Eunice Golden & The Erotic Male Nude

A painter of Russian American heritage, Eunice Golden has become synonymous with work on the male nude in a feminist exploration of sexuality and heterosexual/bisexual female desire. In doing so her work broke many boundaries. The artist was part of was a part of the Ad Hoc Women Artists’ Committee in 1970 and joined the Fight Censorship group, a collective who aimed to challenge laws on what couldn’t be depicted in art during the 1970s. Also involved were artists such as Louise Bourgeois, who was likewise known to create explicit depictions of nudes in her work.

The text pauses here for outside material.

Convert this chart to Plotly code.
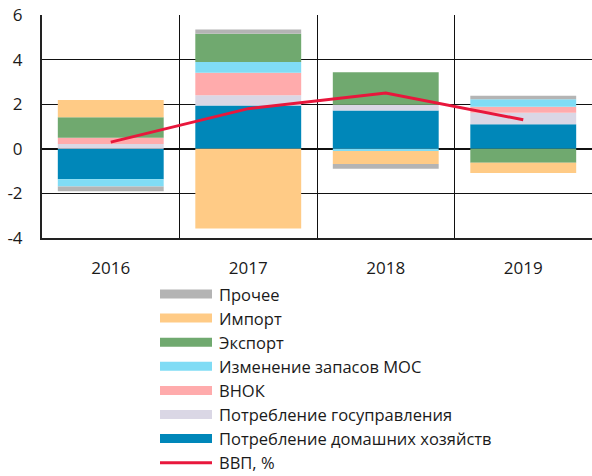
import plotly.graph_objs as go

# data
years = ['2016', '2017', '2018', '2019']

household = [-1.36, 1.94, 1.72, 1.10]   # Потребление домашних хозяйств
government = [0.22, 0.46, 0.25, 0.52]   # Потребление госуправления
gfcf = [0.28, 1.01, 0.0, 0.27]          # ВНОК
inventories = [-0.33, 0.48, -0.10, 0.33]  # Изменение запасов МОС
exports = [0.91, 1.27, 1.46, -0.63]     # Экспорт
imports = [0.78, -3.57, -0.58, -0.45]   # Импорт
other = [-0.21, 0.19, -0.22, 0.16]      # Прочее
gdp = [0.3, 1.8, 2.5, 1.3]              # ВВП, %

y_ticks = [-4, -2, 0, 2, 4, 6]
y_ticklabels = ['-4', '-2', '0', '2', '4', '6']  # plain hyphen as in the original

# stacking order (bottom first)
series = [
    ('Потребление домашних хозяйств', household, '#0087b9'),
    ('Потребление госуправления', government, '#dad7e5'),
    ('ВНОК', gfcf, '#ffabac'),
    ('Изменение запасов МОС', inventories, '#80dcf5'),
    ('Экспорт', exports, '#70a96f'),
    ('Импорт', imports, '#ffcb86'),
    ('Прочее', other, '#b4b4b4'),
]
gdp_color = '#e8173c'

W, H = 592, 476
L, R, T, B = 42, 0, 15, 238
font = 'Open Sans'

fig = go.Figure()
for name, vals, col in series:
    fig.add_trace(go.Bar(x=years, y=vals, name=name, marker=dict(color=col, line=dict(width=0)),
                         showlegend=False))

fig.add_trace(go.Scatter(x=years, y=gdp, name='ВВП, %', mode='lines',
                         line=dict(color=gdp_color, width=3), showlegend=False))

# hand-made legend below the plot (wide swatches like the original)
plot_w = W - L - R
plot_h = H - T - B
def px_x(p):
    return (p - L) / plot_w
def px_y(p):
    return (H - B - p) / plot_h

legend_items = [(n, c) for n, _, c in series[::-1]] + [('ВВП, %', gdp_color)]
row0, step = 294, 24.1
for i, (name, col) in enumerate(legend_items):
    yc = row0 + i * step
    if name == 'ВВП, %':
        fig.add_shape(type='line', xref='paper', yref='paper',
                      x0=px_x(160), x1=px_x(212), y0=px_y(yc), y1=px_y(yc),
                      line=dict(color=col, width=3))
    else:
        fig.add_shape(type='rect', xref='paper', yref='paper',
                      x0=px_x(160), x1=px_x(212), y0=px_y(yc - 4.5), y1=px_y(yc + 4.5),
                      fillcolor=col, line=dict(width=0))
    fig.add_annotation(text=name, xref='paper', yref='paper', x=px_x(217), y=px_y(yc),
                       xanchor='left', yanchor='middle', showarrow=False,
                       font=dict(family=font, size=16.5, color='#1a1a1a'))

fig.update_layout(
    width=W, height=H,
    margin=dict(l=L, r=R, t=T, b=B),
    barmode='relative', bargap=0.23,
    plot_bgcolor='white', paper_bgcolor='white',
    font=dict(family=font, size=16, color='#1a1a1a'),
    xaxis=dict(type='category', tickson='boundaries', showgrid=True, gridcolor='#111',
               gridwidth=1, ticks='', showline=True, linecolor='#222', linewidth=2,
               ticklabelstandoff=14, tickfont=dict(size=17), automargin=False),
    yaxis=dict(range=[-4, 6], tickvals=y_ticks, ticktext=y_ticklabels,
               showgrid=True, gridcolor='#111', gridwidth=1,
               zeroline=True, zerolinecolor='#111', zerolinewidth=2,
               showline=True, linecolor='#222', linewidth=2, ticks='',
               ticklabelstandoff=14, tickfont=dict(size=17), automargin=False),
)

# the page body has a default 8px margin; drop it so the figure fills the window
fig.write_html('out.html', config={'displayModeBar': False},
               post_script="document.body.style.margin='0';")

Golden, in turn, sought to define ideas of desire from a female perspective in a world where female bodies had been constantly created and posed for the male gaze. The female nude had become an age old object of fetish onto which male artists and male viewers alike could project their every whim and fantasy. The artist’s work sought to challenge and subvert masculinised ideologies by providing a female voyeuristic viewpoint. In doing so her work was considered quite radically feminist during the era, by reversing gendered power relations and notions about the artist and their muse.

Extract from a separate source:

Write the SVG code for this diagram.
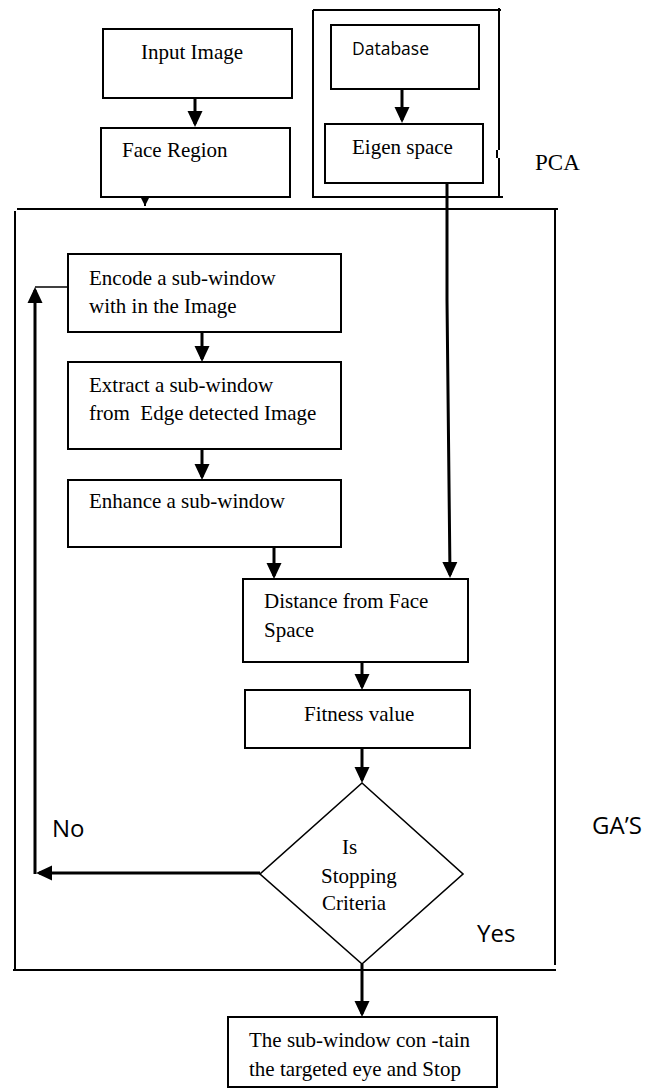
<svg xmlns="http://www.w3.org/2000/svg" width="661" height="1089" viewBox="0 0 661 1089">
<style>
.bg{fill:#fff}
.box{fill:#fff;stroke:#000;stroke-width:2}
.frame{fill:none;stroke:#000;stroke-width:2}
.dia{fill:#fff;stroke:#000;stroke-width:1.6}
.t{font-family:"Liberation Serif","Times New Roman",serif;font-size:21px;fill:#000;white-space:pre}
.s{font-family:"Open Sans","Liberation Sans",sans-serif;fill:#000}
.arr{fill:none;stroke:#000;stroke-width:3;marker-end:url(#ah)}
.thin{fill:none;stroke:#000;stroke-width:1.6}
</style>
<defs>
<marker id="ah" markerUnits="userSpaceOnUse" markerWidth="16" markerHeight="16" viewBox="0 0 16 16" refX="13" refY="8" orient="auto">
<path d="M0,0.5 L16,8 L0,15.5 z" fill="#000"/>
</marker>
<marker id="ahs" markerUnits="userSpaceOnUse" markerWidth="9" markerHeight="9" viewBox="0 0 9 9" refX="9" refY="4.5" orient="auto">
<path d="M0,0 L9,4.5 L0,9 z" fill="#000"/>
</marker>
</defs>
<rect class="bg" x="0" y="0" width="661" height="1089"/>

<g id="pca-frame">
<path class="frame" d="M313,10 L501,10 M499,8 L499,150 M497,150 L497,158 M499,158 L499,197 M313,10 L313,197 M312,197 L503,197"/>
<text class="t" x="535" y="170" style="font-size:23px">PCA</text>
</g>

<g id="ga-frame">
<path class="frame" d="M17,209 L558,209 M15,211 L15,970 M555,209 L555,965 M13,970 L556,970"/>
<text class="s" x="592" y="834" font-size="24">GA’S</text>
</g>

<g id="input-image">
<rect class="box" x="103" y="29" width="189" height="69"/>
<text class="t" x="141" y="59">Input Image</text>
</g>

<g id="face-region">
<rect class="box" x="101" y="128" width="189" height="69"/>
<text class="t" x="122" y="157">Face Region</text>
</g>

<g id="database">
<rect class="box" x="331" y="25" width="148" height="64"/>
<text class="s" x="352" y="55" font-size="17.5">Database</text>
</g>

<g id="eigen-space">
<rect class="box" x="325" y="124" width="158" height="59"/>
<text class="t" x="352" y="154">Eigen space</text>
</g>

<g id="encode">
<rect class="box" x="68" y="254" width="273" height="78"/>
<text class="t" x="89" y="285">Encode a sub-window</text>
<text class="t" x="89" y="313">with in the Image</text>
</g>

<g id="extract">
<rect class="box" x="68" y="362" width="273" height="87"/>
<text class="t" x="89" y="392">Extract a sub-window</text>
<text class="t" x="89" y="420">from  Edge detected Image</text>
</g>

<g id="enhance">
<rect class="box" x="68" y="480" width="273" height="67"/>
<text class="t" x="89" y="508">Enhance a sub-window</text>
</g>

<g id="distance">
<rect class="box" x="243" y="579" width="225" height="83"/>
<text class="t" x="264" y="608">Distance from Face</text>
<text class="t" x="264" y="637">Space</text>
</g>

<g id="fitness">
<rect class="box" x="245" y="690" width="225" height="58"/>
<text class="t" x="304" y="721">Fitness value</text>
</g>

<g id="decision">
<path class="dia" d="M362,783 L463,874 L362,964 L260,874 z"/>
<text class="t" x="342" y="854">Is</text>
<text class="t" x="321" y="883">Stopping</text>
<text class="t" x="322" y="910">Criteria</text>
</g>

<g id="result">
<rect class="box" x="228" y="1017" width="269" height="70"/>
<text class="t" x="249" y="1047">The sub-window con -tain</text>
<text class="t" x="249" y="1076">the targeted eye and Stop</text>
</g>

<g id="connectors">
<path class="arr" d="M195,98 L195,124"/>
<path class="arr" d="M402,89 L402,120"/>
<path d="M145,197 L145,206" fill="none" stroke="#000" stroke-width="2" marker-end="url(#ahs)"/>
<path class="arr" d="M447,183 L447,300 L450,575"/>
<path class="arr" d="M202,332 L202,359"/>
<path class="arr" d="M202,449 L202,477"/>
<path class="arr" d="M274,547 L274,576"/>
<path class="arr" d="M362,662 L362,687"/>
<path class="arr" d="M362,748 L362,780"/>
<path class="arr" d="M362,964 L362,1014"/>
<path class="arr" d="M260,873 L39,873"/>
<path class="arr" d="M35,874 L35,290"/>
<path class="thin" d="M35,287 L68,287"/>
<text class="s" x="52" y="837" font-size="24">No</text>
<text class="s" x="477" y="942" font-size="24">Yes</text>
</g>
</svg>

Cronus #1” by Eunice Golden.

Part of a generation of artists who sought to express aspects of sexuality, along with Carolee Schneemann, Nancy Spero and Louise Bourgeois, from a female perspective, Golden has secured a place in feminist art history in a prolific career, spanning fifty years. Her progressive and challenging ideas have also helped to raise the visibility of female artists generally, while her explorations of sexuality have pushed the boundaries, specifically for female expression.  

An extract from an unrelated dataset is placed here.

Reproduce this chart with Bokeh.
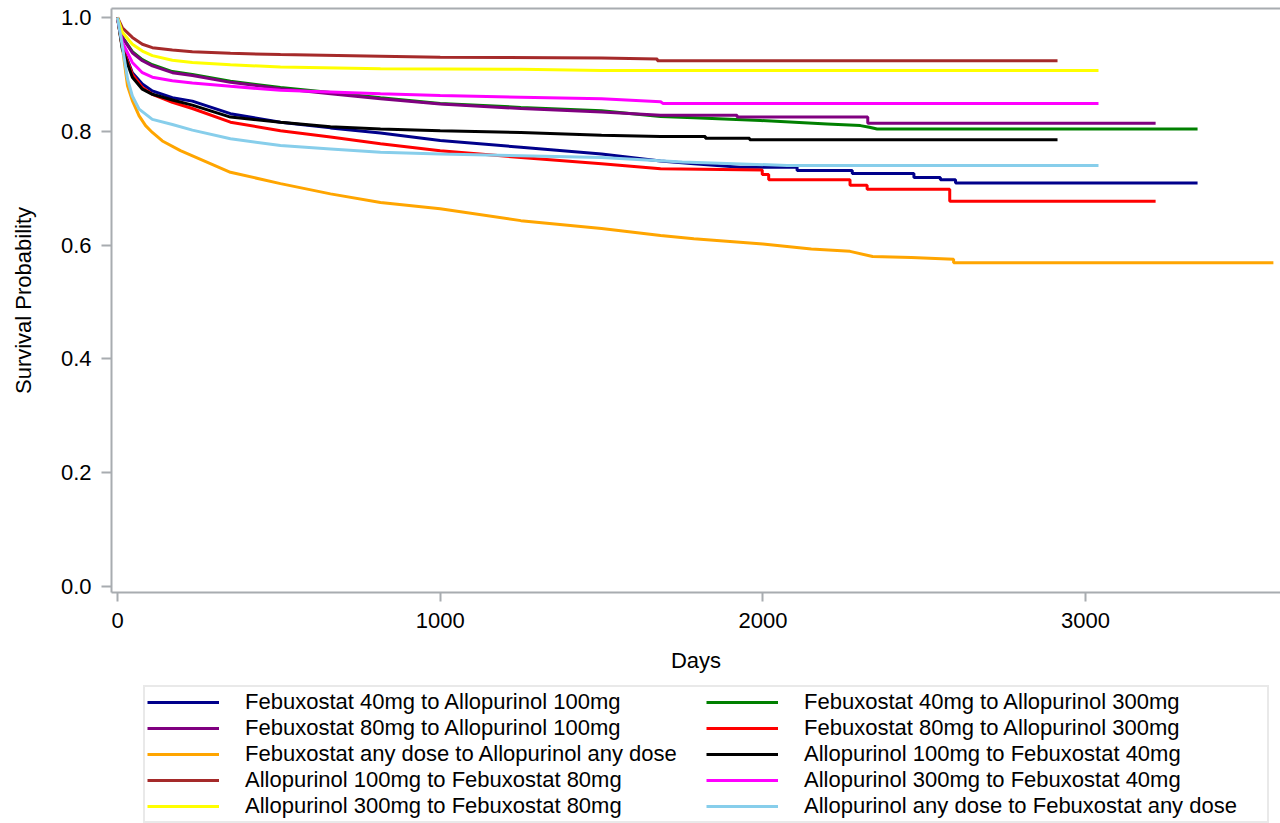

Michaelina Wautier (1604-1689), a painter from the Southern Netherlands, is thought to be the first female artist to depict a male nude. She perhaps ‘got away with it’ because most presumed her paintings were created by a male artist anyway. U.S. artist Sylvia Sleigh, another painter who worked with Golden in the 70s setting up initiatives for women in the arts, is also well known for her depictions of male nudes. Sleigh famously created a male ‘Harem’ artwork, utilising white men instead of the Orientalist female stereotypes created by European male painters during the 19th century. Turning both the tables and power dynamics, in turn, has quite amusing results.

Sylvia Sleight, The Turkish Bath, 1973.
Eunice Golden, Study for Gardens of Delight #1, 1980, mixed media on paper, 18×24″

Eunice Golden (born 1927) is now 93 years old. Her practice expanded over the years to encompass performances in which she arranged and covered a real male body with food. Her later work focused on other subjects, such as mothers. However, it is perhaps her painted Male Landscapes series which began in the 1970s which is best known and received the most notoriety as well as praise.

Golden’s figurative depictions of the erotic male nude are indeed powerful expressions of the female gaze, and a pioneering exploration by a great artist.

Eunice Golden’s work is part of a current exhibition Eunice Golden: Metamorphosis at SAPAR Contemporary [Oct. 22 – Nov. 28] New York.